The second round (henceforth known as the Round of Dread, or RoD), was as much entertainment from the reaction of the contestants as they drew their word/phrase/doom from a small box, with five minutes to come up with a performance to match the w/p/d. Once again, performances ranged from the merely entertaining (mine) to inspirational, heartwarming, and joyful. This round pressed every performer outside of their comfort zone, sometimes by a good bit. Duchess Willow sang! A drinking song! That I want to learn! If you get the opportunity, ask HL Rhiannon to tell you her great (to the nth) grandmother's tale of the origin of Arthur's Round Table. The RoD was filled with good camaraderie and much playful teasing by all the contestants. I believe that Svan even shed a tear (or that might have been because his Ansteorran Shot Glass (tm) was empty). The judges could be heard gleefully chortling as each new vict.... er, contestant picked their entry from the Box of Doom.
Judging the competition were HL Eleanor O'Rourke, HE Ulf Gunnarson, and HL Tigamus Bearbait. These three were set an awful task, to winnow from the fine performances and pick the best of the lot for the final round. Not a soul in the tent envied them their position as time came to choose the two or three contestants. They returned, ready to announce the finalists, but first largesse was given to those that had inspired through the day, or those that lend inspiration through the course of time and their actions.
The three finalists were announced; Finnaican, Rhiannon, and Darius. Their order of performance was Finnaican, Darius, then Rhiannon. Finnaican offered up a new anthem, with accompaniment by fine warriors of Ansteorra, who performed the chant for the background for his anthem. Darius offered a fine poem, bringing some to tears. Rhiannon's offering was a beautiful song that she sang from the heart. All fine performances, and once again, the judges had to make a hard decision.
I would be remiss in my reporting if I didn't mention the fun that was had. The atmosphere was relaxed and playful, with bards having fun. If you weren't able to see the judges table you would have thought it merely a gathering of bards to perform (an idea I'll talk about in another post).
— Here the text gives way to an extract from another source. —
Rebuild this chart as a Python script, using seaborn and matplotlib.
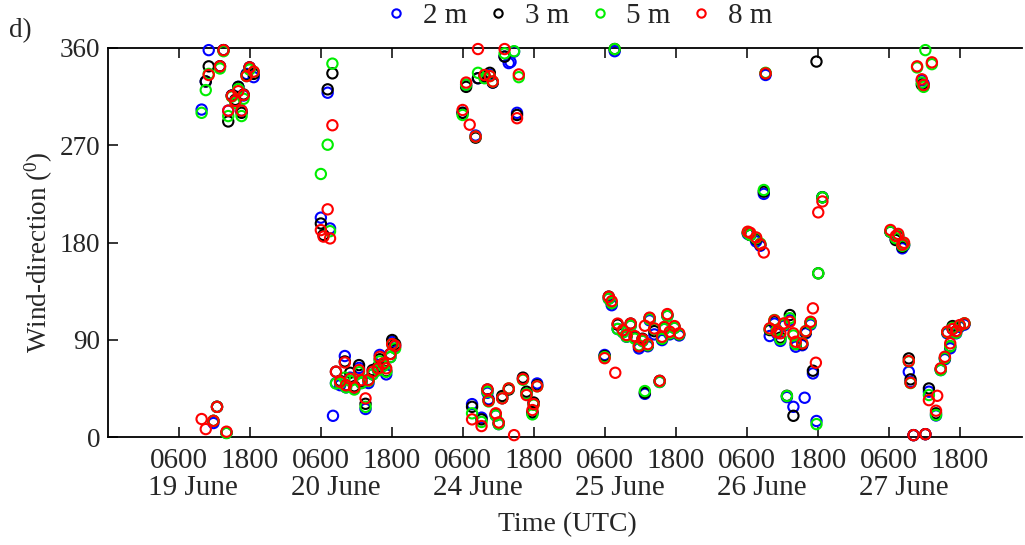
import numpy as np
import pandas as pd
import matplotlib
matplotlib.use("Agg")
import matplotlib.pyplot as plt
import seaborn as sns

# ---- data: wind direction (deg) at four heights, hourly-ish samples per day ----
day_labels = ["19 June", "20 June", "24 June", "25 June", "26 June", "27 June"]
tick_labels = ["0600", "1800"]
heights = ["2 m", "3 m", "5 m", "8 m"]
colors = ["#0000ff", "#000000", "#00ee00", "#ff0000"]

nan = np.nan
# index of the day panel (0..5) for every sample
obs_day = ([0] * 17 + [1] * 24 + [2] * 26 + [3] * 23 + [4] * 24 + [5] * 24)
# hour of day (UTC)
obs_hour = [
    9.9, 10.6, 11.1, 11.9, 12.5, 13.0, 13.6, 14.1, 14.4, 15.0, 15.6, 16.1, 16.65, 17.0, 17.5, 18.0, 18.7,
    6.05, 6.5, 7.2, 7.6, 8.0, 8.1, 8.6, 9.3, 10.1, 10.3, 11.0, 11.7, 12.5, 12.9, 13.6, 14.1, 14.8, 15.7,
    16.0, 16.6, 17.1, 17.8, 18.1, 18.6,
    6.0, 6.6, 7.2, 7.6, 8.2, 8.6, 9.2, 9.7, 10.2, 10.4, 10.6, 11.1, 11.6, 12.1, 12.7, 13.1, 13.8, 14.1,
    14.7, 15.2, 15.5, 16.2, 16.8, 17.8, 18.0, 18.6,
    6.0, 6.7, 7.2, 7.7, 7.8, 8.2, 9.1, 9.7, 10.4, 11.1, 11.8, 12.4, 12.8, 13.3, 13.6, 14.4, 15.3, 15.7,
    16.1, 16.6, 17.0, 17.8, 18.6,
    6.2, 6.6, 7.6, 8.3, 8.9, 9.2, 9.9, 10.7, 11.1, 11.7, 12.3, 12.8, 13.3, 13.9, 14.3, 15.4, 15.8, 16.0,
    16.8, 17.2, 17.7, 17.8, 18.1, 18.8,
    6.3, 7.2, 7.6, 8.3, 8.6, 9.4, 9.7, 10.2, 10.8, 11.6, 11.9, 12.2, 12.8, 13.3, 14.0, 14.2, 14.8, 15.5,
    15.9, 16.4, 16.8, 17.4, 18.0, 18.8,
]
dir_2m = [
    303, 329, 358, 13, 28, 343, 358, 4, 302, 316, 311, 324, 302, 316, 336, 342, 333,
    203, nan, 318.6, 193, nan, 19.7, 50, 48, 75, 46, 55, 45, 64, 50, 26, 50, 58, 62, 76, 66, 58, 74, 88, 84,
    300, 326, nan, 30.5, 279, 332, 18, 333, 41, 35, 335, 328, 20, 12, 36, 352, 346, 347, 356.6, 300, nan,
    54, 40, 22, 31, 49.6,
    76, 128, 122, 357, nan, 100, 97, 92.8, 103, 92, 82, 89, 40, 84, 108, 95, 51, 89.7, 100, 112, 95, 101, 94,
    188, 187, 181, 177, 225, 335, 93.5, 105, 96, 89, 103, 37, 108, 28, 83.6, 85, 36.4, 96, 104, 58.9, nan,
    14.9, nan, 222,
    190, 183, 186, 174.6, 177, 60.4, 51, 1.8, nan, 330, 327, 2.7, 42, nan, 20, nan, 62, 72, 96, 82.1, 100,
    96, 102, 104,
]
dir_3m = [
    nan, 329, 343, 15, 28, 343, 358, 4, 292, 316, 312, 324, 300, 317, 335, 342, 336,
    197.6, 187, 321.7, nan, 336.5, nan, 60.5, 52, 70, 48, 59.5, 47, 66.6, 52, 30.8, 53, 62, 65, 72, 68, 61,
    77, 89.8, 86,
    300, 324, nan, 28, 277, 332, 16.4, 334, 44, 34, 337, 328, 21, 13, 38, 352, 44, nan, nan, 298, nan,
    55, 42, 23, 32, 48,
    75, 130, 124, 359, nan, 104, 98, 94, 105, 93, 84, 91, 41, 85, 110, 98, 52, 91, 101, 113, 96, 102, 95,
    189, 187, 183, 178, 227, 336.5, 99, 107, 99, 92, 104, 38.2, 112.9, 19.7, 86, 86, nan, 97, 106, 61.4,
    nan, 347.4, 151.5, 221.8,
    190, 182.3, 186, 176, 178, 72.8, 53.4, 1.8, nan, 326, 325, 2.7, 45, nan, 22, nan, 63, 73, 97, 84, 102.7,
    98, 103, 105,
]
dir_5m = [
    300, 321, 336, 15, 28, 341, 357, 3.7, 297, 315, 309, 322, 297, 313, 334, 340, 338,
    243.4, nan, 270.5, 190.5, 345.5, nan, 49.6, 50, 55, 46, 52, 44, 60, 50, 28, 52, 58, 62, 70, 66, 60.4,
    74, 86, 82,
    298, 326, nan, 22, 278, 337, 14, 332, 42, 33, 334, 329, 20, 12, 36, 355, 45, nan, 357, nan, 333,
    53, 40, 21, 30, 47,
    74, 128, 124, 359, nan, 100, 97, 93, 103, 91, 85, 89, 42.6, 85, 109, 100, 51, 91, 100, 112, 96, 101, 95,
    189, 187, 184, 179, 228.6, 337, 100, 108.3, 99, 90.5, 104, 38, 110, 94, 86, 87, nan, 98, 105, nan,
    nan, 12, 151.5, 221.8,
    190, 184, 187, 177, 178, 70, 50, nan, 342, 328, 324, 358, 38.9, 345, 20.4, nan, 62, 73, 97, 84, 101,
    96.5, 103, 105.2,
]
dir_8m = [
    16.7, 7.4, 335, 15, 28, 343, 358, 5, 302, 315.6, 311, 320, 302, 316.5, 334, 342, 338,
    191.5, 185.5, 210.7, 183.8, 288.5, nan, 60.5, 51.2, 69, 48, 54, 46, 62, 52.7, 35.8, 52.7, 60.5, 63.6,
    74.3, 68.2, 63.6, 76.8, 86, 84.5,
    302.6, 328, 289, 16.4, 278, 359, 10.2, 335, 44, 33.6, 334, 329, 22, 13.5, 35.8, 359, 45, nan, 1.8,
    295, 335.5, 53.7, 38.9, 25, 30.5, 47,
    73, 129.8, 125.8, nan, 59.5, 105, 99, 94.4, 105, 93.4, 84.2, 90.3, 103, 86, 110.5, 100.5, 52, 92.8,
    102, 113.8, 97.5, 102.7, 96,
    190, 189, 184.7, 178.3, 170.8, 336.5, 100.6, 108, 97, 96, 105.2, nan, 106.7, 96, 88.2, 86.7, nan, 98,
    106.7, 119.1, 68.8, nan, 207.9, 218,
    191.6, 186, 188, 178, 179.8, 70.3, 50.3, 1.8, 343, 331, 325.7, 2.7, 34.2, 346.7, 24.4, 38.2, 63.6,
    74.3, 97.5, 86.7, 100, 98, 103.6, 105.2,
]

# ---- assemble a long table; days are laid side by side on a 24 h grid ----
x_hours = np.array(obs_day) * 24 + np.array(obs_hour)
frames = []
for h, vals in zip(heights, [dir_2m, dir_3m, dir_5m, dir_8m]):
    frames.append(pd.DataFrame({"time": x_hours, "direction": vals, "height": h}))
df = pd.concat(frames, ignore_index=True).dropna()

# ---- style ----
sns.set_theme(style="white")
plt.rcParams["font.family"] = ["Liberation Serif", "DejaVu Serif"]
plt.rcParams["mathtext.fontset"] = "custom"
plt.rcParams["mathtext.rm"] = "Liberation Serif"
plt.rcParams["mathtext.it"] = "Liberation Serif:italic"
fs_y = 19.5
fs_x = 21

fig = plt.figure(figsize=(10.25, 5.45), dpi=100)
ax = fig.add_axes([0.1049, 0.198, 0.892, 0.714])

for h, c in zip(heights, colors):
    sub = df[df["height"] == h]
    sns.scatterplot(data=sub, x="time", y="direction", ax=ax, marker="o",
                    s=55, facecolor="none", edgecolor=c, linewidth=1.5,
                    label=h, clip_on=False, zorder=3, legend=False)

ax.set_xlim(-6, 148.5)
ax.set_ylim(0, 360)
ax.set_yticks([0, 90, 180, 270, 360])
xt = [d * 24 + hh for d in range(len(day_labels)) for hh in (6, 18)]
ax.set_xticks(xt)
ax.set_xticklabels(tick_labels * len(day_labels))
ax.tick_params(axis="x", direction="in", top=True, bottom=True, length=7, width=1.1,
               labelsize=fs_x, pad=8, color="black")
ax.tick_params(axis="y", direction="in", left=True, right=False, length=7, width=1.1,
               labelsize=fs_y, pad=5, color="black")
for side in ("left", "bottom", "top"):
    ax.spines[side].set_visible(True)
    ax.spines[side].set_color("black")
    ax.spines[side].set_linewidth(1.3)
ax.spines["right"].set_visible(False)

# day names under each pair of hour labels
for i, name in enumerate(day_labels):
    ax.text(i * 24 + 8.5, -0.13, name, transform=ax.get_xaxis_transform(),
            ha="center", va="center", fontsize=fs_x)

ax.set_xlabel("")
ax.set_ylabel(r"Wind-direction ($^{0}$)", fontsize=fs_y)
ax.yaxis.set_label_coords(-0.057, 0.474)
fig.text(0.554, 0.038, "Time (UTC)", ha="center", va="center", fontsize=20)
fig.text(0.009, 0.943, "d)", ha="left", va="center", fontsize=fs_y)

handles = [plt.Line2D([], [], ls="none", marker="o", markersize=6, markerfacecolor="none",
                      markeredgecolor=c, markeredgewidth=1.5) for c in colors]
fig.legend(handles, heights, loc="center", bbox_to_anchor=(0.563, 0.971), ncol=4,
           frameon=False, fontsize=fs_x, handlelength=1.0, handletextpad=0.42,
           columnspacing=0.55, borderaxespad=0)

fig.savefig("out.png", dpi=100)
In my mind I believe that this was the finest, most fun Eisteddfod that I have participated in. The day was filled with song and story, sung and told by performers who love their craft and were happy to share. Time was taken to rest halfway between the first two rounds as well as between each round, and that was filled with music and dancing and song (Sea Chantys!!!!!) There were many smiling faces, laughter, and a general happiness with the world despite wind or weather.
Oh! The winner? I had to leave before the winner was announced, but a reliable source reports that our new Kingdom Bard of Ansteorra is none other than Finnaican. In her words before closing the competition, HL Eleanor told the gathered crowd that the level of performance was such that had their been a way to parcel the Cloak of State into fifteen pieces she would not have had a second thought of handing each contestant a piece. I can heartily agree.
My hope? That this will be our future. That Eisteddfod will only grow, (maybe have two big tents), and that more of Ansteorra's finest performers will be inspired to join in the competition and fun.
Thus ends my report, poor excuse that it be. Others with finer wit and loftier words may provide greater detail.